WRITTEN TASK: Return the listing below word for word.

MATERIAL:
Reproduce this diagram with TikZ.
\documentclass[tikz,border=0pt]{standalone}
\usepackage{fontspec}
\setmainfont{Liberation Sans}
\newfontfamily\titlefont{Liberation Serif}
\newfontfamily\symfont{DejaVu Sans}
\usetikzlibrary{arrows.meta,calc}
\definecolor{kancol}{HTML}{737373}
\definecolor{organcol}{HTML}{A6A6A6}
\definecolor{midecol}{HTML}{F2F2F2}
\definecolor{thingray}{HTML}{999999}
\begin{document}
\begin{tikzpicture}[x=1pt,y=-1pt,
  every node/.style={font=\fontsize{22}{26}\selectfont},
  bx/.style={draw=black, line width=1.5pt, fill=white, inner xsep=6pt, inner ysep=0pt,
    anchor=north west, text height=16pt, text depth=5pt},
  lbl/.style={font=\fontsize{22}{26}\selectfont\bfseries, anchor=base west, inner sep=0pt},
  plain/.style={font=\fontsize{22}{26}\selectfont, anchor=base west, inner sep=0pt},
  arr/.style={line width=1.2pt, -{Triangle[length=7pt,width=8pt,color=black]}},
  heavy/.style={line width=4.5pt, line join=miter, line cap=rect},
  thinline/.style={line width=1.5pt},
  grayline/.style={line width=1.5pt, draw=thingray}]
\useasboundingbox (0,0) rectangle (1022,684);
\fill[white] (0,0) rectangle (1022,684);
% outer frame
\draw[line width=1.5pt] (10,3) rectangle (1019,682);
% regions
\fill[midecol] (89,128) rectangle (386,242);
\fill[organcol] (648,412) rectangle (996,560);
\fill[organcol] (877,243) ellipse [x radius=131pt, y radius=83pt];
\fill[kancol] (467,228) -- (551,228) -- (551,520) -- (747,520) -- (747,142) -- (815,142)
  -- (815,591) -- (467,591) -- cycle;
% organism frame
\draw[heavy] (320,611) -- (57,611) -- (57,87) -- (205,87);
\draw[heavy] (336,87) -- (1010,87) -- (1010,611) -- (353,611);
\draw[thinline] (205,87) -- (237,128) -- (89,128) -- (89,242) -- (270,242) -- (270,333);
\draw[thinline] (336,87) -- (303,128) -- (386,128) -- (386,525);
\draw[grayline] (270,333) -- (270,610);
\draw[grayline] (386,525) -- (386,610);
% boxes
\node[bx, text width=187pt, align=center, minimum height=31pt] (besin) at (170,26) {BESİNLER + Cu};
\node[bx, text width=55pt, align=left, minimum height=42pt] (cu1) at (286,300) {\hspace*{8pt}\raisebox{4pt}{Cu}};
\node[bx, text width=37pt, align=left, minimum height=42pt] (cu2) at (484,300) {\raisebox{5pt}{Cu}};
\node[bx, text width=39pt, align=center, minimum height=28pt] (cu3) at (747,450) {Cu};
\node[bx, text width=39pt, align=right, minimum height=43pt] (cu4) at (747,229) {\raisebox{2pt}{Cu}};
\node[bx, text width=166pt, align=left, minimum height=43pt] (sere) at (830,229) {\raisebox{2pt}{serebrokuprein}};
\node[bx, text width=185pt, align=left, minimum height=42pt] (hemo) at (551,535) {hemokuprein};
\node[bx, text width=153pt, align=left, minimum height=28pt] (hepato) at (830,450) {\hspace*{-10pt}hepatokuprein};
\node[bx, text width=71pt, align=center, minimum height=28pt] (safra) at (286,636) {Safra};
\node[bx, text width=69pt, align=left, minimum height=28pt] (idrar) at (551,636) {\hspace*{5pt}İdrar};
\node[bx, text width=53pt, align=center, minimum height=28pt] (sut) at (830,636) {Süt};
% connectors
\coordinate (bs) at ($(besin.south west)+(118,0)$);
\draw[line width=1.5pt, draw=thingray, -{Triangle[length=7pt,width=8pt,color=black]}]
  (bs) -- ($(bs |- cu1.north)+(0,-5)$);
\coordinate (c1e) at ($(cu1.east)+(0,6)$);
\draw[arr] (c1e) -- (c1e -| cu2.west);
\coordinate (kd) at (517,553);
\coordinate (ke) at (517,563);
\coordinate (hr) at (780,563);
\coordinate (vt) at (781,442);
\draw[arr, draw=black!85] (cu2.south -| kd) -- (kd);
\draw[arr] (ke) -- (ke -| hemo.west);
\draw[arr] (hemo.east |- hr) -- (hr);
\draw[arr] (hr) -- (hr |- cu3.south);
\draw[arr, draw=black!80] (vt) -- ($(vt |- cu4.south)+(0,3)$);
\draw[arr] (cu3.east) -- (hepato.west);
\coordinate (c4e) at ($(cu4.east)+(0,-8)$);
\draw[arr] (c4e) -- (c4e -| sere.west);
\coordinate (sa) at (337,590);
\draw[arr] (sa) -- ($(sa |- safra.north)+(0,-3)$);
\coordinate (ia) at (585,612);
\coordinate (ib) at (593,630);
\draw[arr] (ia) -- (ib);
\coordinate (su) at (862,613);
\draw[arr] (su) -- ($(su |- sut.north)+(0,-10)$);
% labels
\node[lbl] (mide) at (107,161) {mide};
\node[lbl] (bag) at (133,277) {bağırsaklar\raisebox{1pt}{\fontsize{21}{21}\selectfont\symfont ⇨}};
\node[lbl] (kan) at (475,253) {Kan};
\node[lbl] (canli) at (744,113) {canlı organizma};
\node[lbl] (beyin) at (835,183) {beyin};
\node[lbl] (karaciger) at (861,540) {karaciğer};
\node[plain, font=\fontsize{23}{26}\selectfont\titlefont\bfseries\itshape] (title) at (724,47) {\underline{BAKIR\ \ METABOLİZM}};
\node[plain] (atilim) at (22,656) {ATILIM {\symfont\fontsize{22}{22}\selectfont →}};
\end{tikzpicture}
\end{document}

EXPECTED ANSWER:
Reproduce this diagram with TikZ.
\documentclass[tikz,border=0pt]{standalone}
\usepackage{fontspec}
\setmainfont{Liberation Sans}
\newfontfamily\titlefont{Liberation Serif}
\newfontfamily\symfont{DejaVu Sans}
\usetikzlibrary{arrows.meta,calc}
\definecolor{kancol}{HTML}{737373}
\definecolor{organcol}{HTML}{A6A6A6}
\definecolor{midecol}{HTML}{F2F2F2}
\definecolor{thingray}{HTML}{999999}
\begin{document}
\begin{tikzpicture}[x=1pt,y=-1pt,
  every node/.style={font=\fontsize{22}{26}\selectfont},
  bx/.style={draw=black, line width=1.5pt, fill=white, inner xsep=6pt, inner ysep=0pt,
    anchor=north west, text height=16pt, text depth=5pt},
  lbl/.style={font=\fontsize{22}{26}\selectfont\bfseries, anchor=base west, inner sep=0pt},
  plain/.style={font=\fontsize{22}{26}\selectfont, anchor=base west, inner sep=0pt},
  arr/.style={line width=1.2pt, -{Triangle[length=7pt,width=8pt,color=black]}},
  heavy/.style={line width=4.5pt, line join=miter, line cap=rect},
  thinline/.style={line width=1.5pt},
  grayline/.style={line width=1.5pt, draw=thingray}]
\useasboundingbox (0,0) rectangle (1022,684);
\fill[white] (0,0) rectangle (1022,684);
% outer frame
\draw[line width=1.5pt] (10,3) rectangle (1019,682);
% regions
\fill[midecol] (89,128) rectangle (386,242);
\fill[organcol] (648,412) rectangle (996,560);
\fill[organcol] (877,243) ellipse [x radius=131pt, y radius=83pt];
\fill[kancol] (467,228) -- (551,228) -- (551,520) -- (747,520) -- (747,142) -- (815,142)
  -- (815,591) -- (467,591) -- cycle;
% organism frame
\draw[heavy] (320,611) -- (57,611) -- (57,87) -- (205,87);
\draw[heavy] (336,87) -- (1010,87) -- (1010,611) -- (353,611);
\draw[thinline] (205,87) -- (237,128) -- (89,128) -- (89,242) -- (270,242) -- (270,333);
\draw[thinline] (336,87) -- (303,128) -- (386,128) -- (386,525);
\draw[grayline] (270,333) -- (270,610);
\draw[grayline] (386,525) -- (386,610);
% boxes
\node[bx, text width=187pt, align=center, minimum height=31pt] (besin) at (170,26) {BESİNLER + Cu};
\node[bx, text width=55pt, align=left, minimum height=42pt] (cu1) at (286,300) {\hspace*{8pt}\raisebox{4pt}{Cu}};
\node[bx, text width=37pt, align=left, minimum height=42pt] (cu2) at (484,300) {\raisebox{5pt}{Cu}};
\node[bx, text width=39pt, align=center, minimum height=28pt] (cu3) at (747,450) {Cu};
\node[bx, text width=39pt, align=right, minimum height=43pt] (cu4) at (747,229) {\raisebox{2pt}{Cu}};
\node[bx, text width=166pt, align=left, minimum height=43pt] (sere) at (830,229) {\raisebox{2pt}{serebrokuprein}};
\node[bx, text width=185pt, align=left, minimum height=42pt] (hemo) at (551,535) {hemokuprein};
\node[bx, text width=153pt, align=left, minimum height=28pt] (hepato) at (830,450) {\hspace*{-10pt}hepatokuprein};
\node[bx, text width=71pt, align=center, minimum height=28pt] (safra) at (286,636) {Safra};
\node[bx, text width=69pt, align=left, minimum height=28pt] (idrar) at (551,636) {\hspace*{5pt}İdrar};
\node[bx, text width=53pt, align=center, minimum height=28pt] (sut) at (830,636) {Süt};
% connectors
\coordinate (bs) at ($(besin.south west)+(118,0)$);
\draw[line width=1.5pt, draw=thingray, -{Triangle[length=7pt,width=8pt,color=black]}]
  (bs) -- ($(bs |- cu1.north)+(0,-5)$);
\coordinate (c1e) at ($(cu1.east)+(0,6)$);
\draw[arr] (c1e) -- (c1e -| cu2.west);
\coordinate (kd) at (517,553);
\coordinate (ke) at (517,563);
\coordinate (hr) at (780,563);
\coordinate (vt) at (781,442);
\draw[arr, draw=black!85] (cu2.south -| kd) -- (kd);
\draw[arr] (ke) -- (ke -| hemo.west);
\draw[arr] (hemo.east |- hr) -- (hr);
\draw[arr] (hr) -- (hr |- cu3.south);
\draw[arr, draw=black!80] (vt) -- ($(vt |- cu4.south)+(0,3)$);
\draw[arr] (cu3.east) -- (hepato.west);
\coordinate (c4e) at ($(cu4.east)+(0,-8)$);
\draw[arr] (c4e) -- (c4e -| sere.west);
\coordinate (sa) at (337,590);
\draw[arr] (sa) -- ($(sa |- safra.north)+(0,-3)$);
\coordinate (ia) at (585,612);
\coordinate (ib) at (593,630);
\draw[arr] (ia) -- (ib);
\coordinate (su) at (862,613);
\draw[arr] (su) -- ($(su |- sut.north)+(0,-10)$);
% labels
\node[lbl] (mide) at (107,161) {mide};
\node[lbl] (bag) at (133,277) {bağırsaklar\raisebox{1pt}{\fontsize{21}{21}\selectfont\symfont ⇨}};
\node[lbl] (kan) at (475,253) {Kan};
\node[lbl] (canli) at (744,113) {canlı organizma};
\node[lbl] (beyin) at (835,183) {beyin};
\node[lbl] (karaciger) at (861,540) {karaciğer};
\node[plain, font=\fontsize{23}{26}\selectfont\titlefont\bfseries\itshape] (title) at (724,47) {\underline{BAKIR\ \ METABOLİZM}};
\node[plain] (atilim) at (22,656) {ATILIM {\symfont\fontsize{22}{22}\selectfont →}};
\end{tikzpicture}
\end{document}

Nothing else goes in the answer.